Use the [[path|display text]] format when the wikilink path differs from the display text.
4b: Related section (fallback)
If the term isn't mentioned naturally in the body but the pages are semantically related (shared tags, same project), add a ## Related section at the bottom of the page:
## Related
- [[projects/my-project/my-project]] — Also uses AI agents for research automation
- [[concepts/knowledge-graphs]] — Core technique used in this project
If a ## Related section already exists, append to it. Don't duplicate existing entries.
Step 5: Report
Present a summary:
## Cross-Link Report
### Links Added: 23 across 12 pages
| Page | Links Added | Confidence | Type |
|---|---|---|---|
| `projects/my-project/my-project.md` | 3 | EXTRACTED | 2 inline, 1 related |
| `entities/jane-doe.md` | 5 | INFERRED | 3 inline, 2 related |
| ... | | | |
### Orphan Pages Remaining: 2
- `references/foo.md` — no incoming or outgoing links found
- `concepts/bar.md` — could not find related pages
### Pages Skipped: 3
- `index.md`, `log.md` — special files
- `_archives/*` — archived content
Step 6: Update Log
Append to log.md:
- [TIMESTAMP] CROSS_LINK pages_scanned=N links_added=M pages_modified=P orphans_remaining=Q
Tips
- Run after every ingest. New pages are almost always poorly connected. This is the fix.
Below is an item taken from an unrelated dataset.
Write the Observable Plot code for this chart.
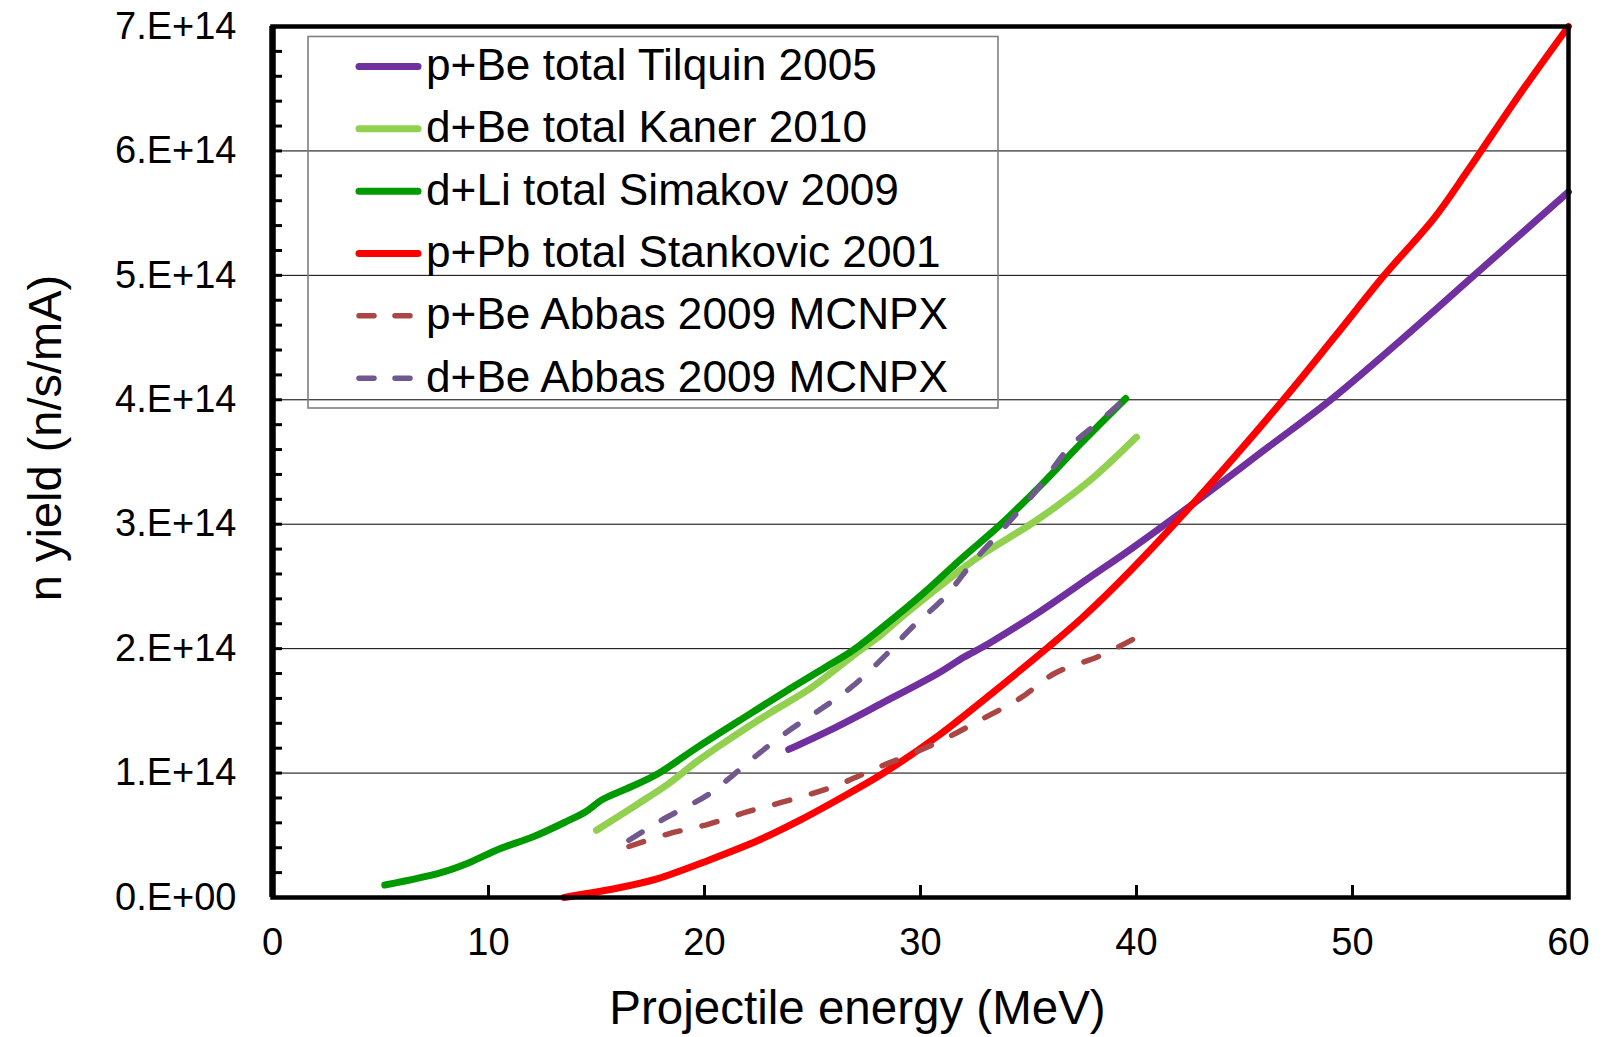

- Be conservative with inline links. Only link the first natural mention, not every occurrence.
- Don't touch pages in
_archives/. Those are frozen snapshots. - Respect existing structure. If a page carefully curates its links in a
## Key Conceptssection, add to that section rather than creating a separate## Related. - Entity pages are link magnets. An entity like
jane-doeshould be linked from almost every project page. Prioritize these.